Stunted Animals Found in Forest Fragments
Mice and shrews living in isolated remnants of old-growth rainforest are smaller than their counterparts in large tracts of pristine forest. A study of five mammal species on the Olympic Peninsula in western United States found that three species had differences in body weight and length that related to the size of forest they lived in.
The research compared animals from isolated forest patches, less than 150 acres (60 hectares) in area, with those inhabiting clearcuts, second-growth forests and old-growth forests left in large expanses or in long corridors. Changes in body size arose over a surprisingly short period of time. The fragments of forest studied were severed from large forests just 30 years earlier.
Two species were consistent in size throughout the range of habitats: common deer mice (Peromyscus maniculatus) and southern red-backed voles (Clethrionomys gapperi).
Three other species also reached the same size in both old-growth forest corridors and in large areas of old-growth forest: northwestern deer mouse (also called Keen's mouse, P. keeni), montane shrew (or dusky shrew, Sorex monticolus), and Trowbridge's shrew (S. trowbridgii). But compared to those forests, these same species in forest fragments were significantly lighter and shorter.

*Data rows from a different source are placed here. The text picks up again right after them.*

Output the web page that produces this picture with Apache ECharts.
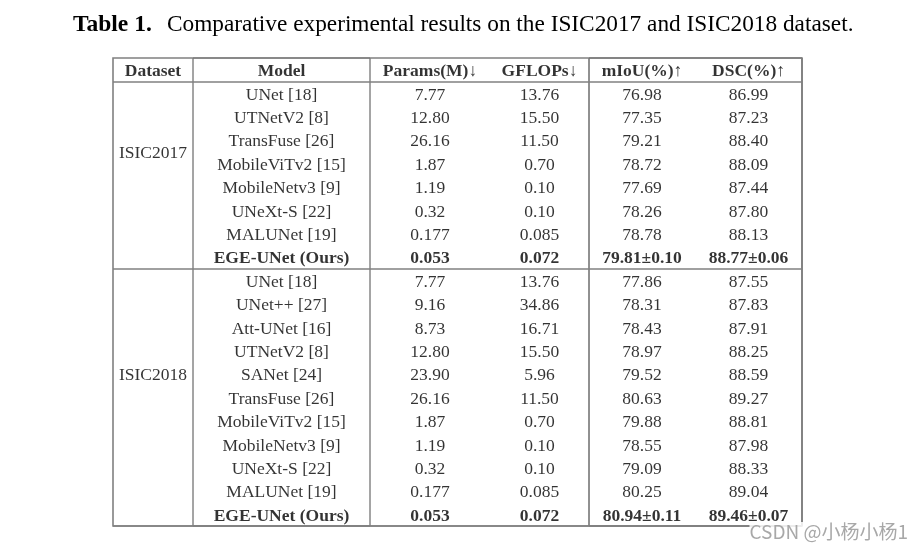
<!DOCTYPE html>
<html><head><meta charset="utf-8">
<script src="https://cdn.jsdelivr.net/npm/echarts@6.0.0/dist/echarts.min.js"></script>
<style>html,body{margin:0;padding:0;background:#fff}#c{width:922px;height:548px}</style>
</head><body><div id="c"></div>
<script>
// ---------- data ----------
const titleLabel = 'Table 1.';
const titleText = 'Comparative experimental results on the ISIC2017 and ISIC2018 dataset.';
const columnHeaders = ['Dataset', 'Model', 'Params(M)↓', 'GFLOPs↓', 'mIoU(%)↑', 'DSC(%)↑'];
const datasets = ['ISIC2017', 'ISIC2018'];
const datasetLabelRows = [4, 13.5];

const models2017 = ['UNet [18]', 'UTNetV2 [8]', 'TransFuse [26]', 'MobileViTv2 [15]', 'MobileNetv3 [9]', 'UNeXt-S [22]', 'MALUNet [19]', 'EGE-UNet (Ours)'];
const params2017 = [7.77, 12.80, 26.16, 1.87, 1.19, 0.32, 0.177, 0.053];
const gflops2017 = [13.76, 15.50, 11.50, 0.70, 0.10, 0.10, 0.085, 0.072];
const miou2017 = [76.98, 77.35, 79.21, 78.72, 77.69, 78.26, 78.78, 79.81];
const dsc2017 = [86.99, 87.23, 88.40, 88.09, 87.44, 87.80, 88.13, 88.77];
const miouStd2017 = [null, null, null, null, null, null, null, 0.10];
const dscStd2017 = [null, null, null, null, null, null, null, 0.06];

const models2018 = ['UNet [18]', 'UNet++ [27]', 'Att-UNet [16]', 'UTNetV2 [8]', 'SANet [24]', 'TransFuse [26]', 'MobileViTv2 [15]', 'MobileNetv3 [9]', 'UNeXt-S [22]', 'MALUNet [19]', 'EGE-UNet (Ours)'];
const params2018 = [7.77, 9.16, 8.73, 12.80, 23.90, 26.16, 1.87, 1.19, 0.32, 0.177, 0.053];
const gflops2018 = [13.76, 34.86, 16.71, 15.50, 5.96, 11.50, 0.70, 0.10, 0.10, 0.085, 0.072];
const miou2018 = [77.86, 78.31, 78.43, 78.97, 79.52, 80.63, 79.88, 78.55, 79.09, 80.25, 80.94];
const dsc2018 = [87.55, 87.83, 87.91, 88.25, 88.59, 89.27, 88.81, 87.98, 88.33, 89.04, 89.46];
const miouStd2018 = [null, null, null, null, null, null, null, null, null, null, 0.11];
const dscStd2018 = [null, null, null, null, null, null, null, null, null, null, 0.07];

const watermark = 'CSDN @小杨小杨1';

// ---------- layout / style ----------
const colEdges = [113, 193, 370, 490, 589, 695, 802];
const tableTop = 58, tableBottom = 22;
const serif = 'Liberation Serif';
const cellSize = 17.5;
const hLineColor = '#808080';
const vLineColor = '#4a4a4a';

function fmt(v, sd) {
  const dec = (String(v).split('.')[1] || '').length;
  let s = v.toFixed(Math.max(2, dec));
  if (sd != null) s += '±' + sd.toFixed(2);
  return s;
}

const rowKeys = ['header']
  .concat(models2017.map(m => '2017|' + m))
  .concat(models2018.map(m => '2018|' + m));

const sections = [
  { models: models2017, params: params2017, gflops: gflops2017, miou: miou2017, dsc: dsc2017, mStd: miouStd2017, dStd: dscStd2017, key: '2017|' },
  { models: models2018, params: params2018, gflops: gflops2018, miou: miou2018, dsc: dsc2018, mStd: miouStd2018, dStd: dscStd2018, key: '2018|' }
];

function columnCells(c) {
  const cells = [{ row: 'header', text: columnHeaders[c], bold: true }];
  sections.forEach(s => {
    s.models.forEach((m, i) => {
      const bold = /Ours/.test(m);
      let t;
      if (c === 1) t = m;
      else if (c === 2) t = fmt(s.params[i]);
      else if (c === 3) t = fmt(s.gflops[i]);
      else if (c === 4) t = fmt(s.miou[i], s.mStd[i]);
      else t = fmt(s.dsc[i], s.dStd[i]);
      cells.push({ row: s.key + m, text: t, bold });
    });
  });
  return cells;
}

const grids = [], xAxes = [], yAxes = [], series = [];
for (let c = 0; c < 6; c++) {
  grids.push({ left: colEdges[c], width: colEdges[c + 1] - colEdges[c], top: tableTop, bottom: tableBottom, show: false });
  xAxes.push({ type: 'category', gridIndex: c, data: [columnHeaders[c]], show: false });
  if (c === 0) {
    yAxes.push({ type: 'value', gridIndex: 0, min: 0, max: rowKeys.length, inverse: true, show: false });
  } else {
    yAxes.push({ type: 'category', gridIndex: c, data: rowKeys, inverse: true, show: false });
  }
}
const labelBase = { show: true, position: 'inside', offset: [0, 2], formatter: '{b}', color: '#000', fontFamily: serif, fontSize: cellSize };
series.push({
  type: 'scatter', xAxisIndex: 0, yAxisIndex: 0, symbolSize: 0, silent: true,
  label: labelBase,
  data: [{ name: columnHeaders[0], value: [columnHeaders[0], 0.5], label: { fontWeight: 'bold' } }]
    .concat(datasets.map((d, i) => ({ name: d, value: [columnHeaders[0], datasetLabelRows[i]] })))
});
for (let c = 1; c < 6; c++) {
  series.push({
    type: 'scatter', xAxisIndex: c, yAxisIndex: c, symbolSize: 0, silent: true,
    label: labelBase,
    data: columnCells(c).map(cell => ({ name: cell.text, value: [columnHeaders[c], cell.row], label: { fontWeight: cell.bold ? 'bold' : 'normal' } }))
  });
}
// frame grids: inner vertical rules first, outer frame (with horizontal rules) last
const frames = [
  { l: colEdges[1], r: colEdges[2], color: vLineColor, w: 1 },
  { l: colEdges[4], r: colEdges[6], color: '#222', w: 1 },
  { l: colEdges[0], r: colEdges[6], color: hLineColor, w: 1.6, outer: true }
];
frames.forEach(f => {
  const gi = grids.length;
  grids.push({ left: f.l, width: f.r - f.l, top: tableTop, bottom: tableBottom, show: true, borderColor: f.color, borderWidth: f.w, backgroundColor: 'transparent' });
  xAxes.push({ type: 'value', gridIndex: gi, show: false, min: 0, max: 1 });
  if (f.outer) {
    yAxes.push({
      type: 'category', gridIndex: gi, data: rowKeys, inverse: true,
      axisLine: { show: false }, axisTick: { show: false }, axisLabel: { show: false },
      splitLine: { show: true, interval: (i) => i === 1 || i === 1 + models2017.length, lineStyle: { color: hLineColor, width: 1.6 } }
    });
  } else {
    yAxes.push({ type: 'value', gridIndex: gi, show: false, min: 0, max: 1 });
  }
});

const chart = echarts.init(document.getElementById('c'), null, { renderer: 'canvas' });
chart.setOption({
  animation: false,
  backgroundColor: '#fff',
  title: [
    { text: titleLabel, left: 68, top: 8, textStyle: { fontFamily: serif, fontSize: 23.5, fontWeight: 'bold', color: '#000' } },
    { text: titleText, left: 162, top: 8, textStyle: { fontFamily: serif, fontSize: 23.3, fontWeight: 'normal', color: '#000' } }
  ],
  grid: grids,
  xAxis: xAxes,
  yAxis: yAxes,
  series: series,
  graphic: [{
    type: 'text', right: 14, bottom: 7, z: 100,
    style: { text: watermark, fill: '#a8a8a8', font: '19px "Noto Sans CJK SC", sans-serif', backgroundColor: 'rgba(255,255,255,0.85)' }
  }]
});
</script></body></html>
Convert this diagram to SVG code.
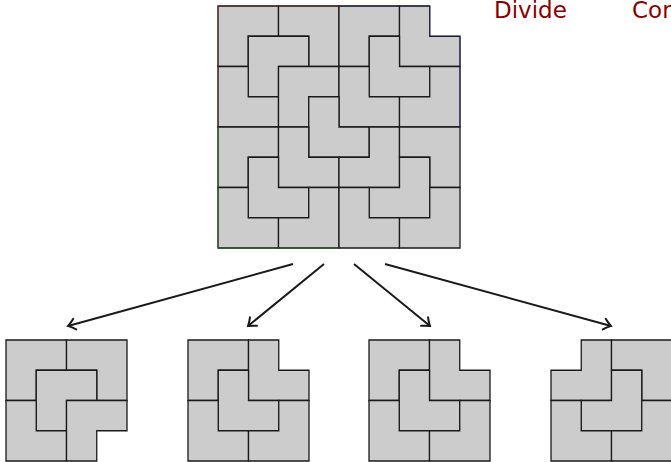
<svg xmlns="http://www.w3.org/2000/svg" xmlns:xlink="http://www.w3.org/1999/xlink" width="671" height="462" viewBox="0 0 671 462">
  <style>
    .t { fill: #cccccc; stroke: #1a1a1a; stroke-width: 1.3; stroke-linejoin: miter; }
    .edge { fill: none; stroke-width: 1; stroke-opacity: 0.6; }
    .arrow { fill: none; stroke: #1a1a1a; stroke-width: 2; marker-end: url(#to); }
    .label { font-family: "DejaVu Sans", "Liberation Sans", sans-serif; font-size: 23px; fill: #8b0000; }
  </style>
  <defs>
    <!-- L-trominoes inside a 2x2 block of 30.25px cells; name = missing corner -->
    <path id="mTL" d="M30.25 0H60.5V60.5H0V30.25H30.25Z"/>
    <path id="mTR" d="M0 0H30.25V30.25H60.5V60.5H0Z"/>
    <path id="mBL" d="M0 0H60.5V60.5H30.25V30.25H0Z"/>
    <path id="mBR" d="M0 0H60.5V30.25H30.25V60.5H0Z"/>
    <marker id="to" viewBox="-10 -8 12 16" refX="0" refY="0" markerWidth="12" markerHeight="16" markerUnits="userSpaceOnUse" orient="auto">
      <path d="M-7,-5.5 C-4,-2.5 -1.2,-0.8 0,0 C-1.2,0.8 -4,2.5 -7,5.5" fill="none" stroke="#1a1a1a" stroke-width="2" stroke-linecap="round"/>
    </marker>
  </defs>

  <!-- 8x8 board with the top-right square removed -->
  <g id="board" transform="translate(218,6)">
    <g class="t">
      <use href="#mBR" x="0" y="0"/>
      <use href="#mBL" x="60.5" y="0"/>
      <use href="#mBR" x="30.25" y="30.25"/>
      <use href="#mTR" x="0" y="60.5"/>
      <use href="#mBR" x="60.5" y="60.5"/>

      <use href="#mBR" x="121" y="0"/>
      <use href="#mTR" x="181.5" y="0"/>
      <use href="#mTR" x="151.25" y="30.25"/>
      <use href="#mTR" x="121" y="60.5"/>
      <use href="#mTL" x="181.5" y="60.5"/>

      <use href="#mTR" x="90.75" y="90.75"/>

      <use href="#mBR" x="0" y="121"/>
      <use href="#mTR" x="60.5" y="121"/>
      <use href="#mTR" x="30.25" y="151.25"/>
      <use href="#mTR" x="0" y="181.5"/>
      <use href="#mTL" x="60.5" y="181.5"/>

      <use href="#mTL" x="121" y="121"/>
      <use href="#mBL" x="181.5" y="121"/>
      <use href="#mTL" x="151.25" y="151.25"/>
      <use href="#mTR" x="121" y="181.5"/>
      <use href="#mTL" x="181.5" y="181.5"/>
    </g>
    <!-- quadrant outline tints -->
    <path class="edge" stroke="#8b1a1a" d="M0 121V0H121"/>
    <path class="edge" stroke="#1a1a7a" d="M121 0H211.75V30.25H242V121"/>
    <path class="edge" stroke="#1a6b1a" d="M0 121V242H121"/>
  </g>

  <!-- quadrant boards -->
  <g id="quad-tl" class="t" transform="translate(6,340)">
    <use href="#mBR" x="0" y="0"/>
    <use href="#mBL" x="60.5" y="0"/>
    <use href="#mBR" x="30.25" y="30.25"/>
    <use href="#mTR" x="0" y="60.5"/>
    <use href="#mBR" x="60.5" y="60.5"/>
  </g>
  <g id="quad-tr" class="t" transform="translate(188,340)">
    <use href="#mBR" x="0" y="0"/>
    <use href="#mTR" x="60.5" y="0"/>
    <use href="#mTR" x="30.25" y="30.25"/>
    <use href="#mTR" x="0" y="60.5"/>
    <use href="#mTL" x="60.5" y="60.5"/>
  </g>
  <g id="quad-bl" class="t" transform="translate(369,340)">
    <use href="#mBR" x="0" y="0"/>
    <use href="#mTR" x="60.5" y="0"/>
    <use href="#mTR" x="30.25" y="30.25"/>
    <use href="#mTR" x="0" y="60.5"/>
    <use href="#mTL" x="60.5" y="60.5"/>
  </g>
  <g id="quad-br" class="t" transform="translate(551,340)">
    <use href="#mTL" x="0" y="0"/>
    <use href="#mBL" x="60.5" y="0"/>
    <use href="#mTL" x="30.25" y="30.25"/>
    <use href="#mTR" x="0" y="60.5"/>
    <use href="#mTL" x="60.5" y="60.5"/>
  </g>

  <!-- connectors -->
  <g id="connectors">
    <line class="arrow" x1="293" y1="264" x2="68" y2="326"/>
    <line class="arrow" x1="324" y1="264" x2="248" y2="326"/>
    <line class="arrow" x1="354" y1="264" x2="430" y2="326"/>
    <line class="arrow" x1="385" y1="264" x2="611" y2="326"/>
  </g>

  <!-- headings -->
  <text class="label" x="494" y="18">Divide</text>
  <text class="label" x="632" y="18">Conquer</text>
</svg>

For instance, montane shrews in fragments averaged less than five grams in weight, while those from clearcuts, old-growth corridors and large forests weighed close to six grams. Similarly, Trowbridge's shrews in fragments grew to just over 5.8 centimetres long, whereas those from all other habitats were around 6.3 cm.
The fragments of intact rainforest are in effect islands of habitat. The findings in this study, however, counter the "island rule", a principle predicting that small animals evolve into larger creatures when they're isolated on tiny islands.
This research did not investigate how the transformations came about. The size discrepancies might be genetically based or result from environmental influences on individual condition. The stunted growth has widespread implications, though, since body size influences nearly all physiological and ecological aspects of an animal's existence.
Mark V. Lomolino and David R. Perault. 2007. Body Size Variation of Mammals in a Fragmented, Temperate Rainforest. Conservation Biology. 21(4): 1059-1069.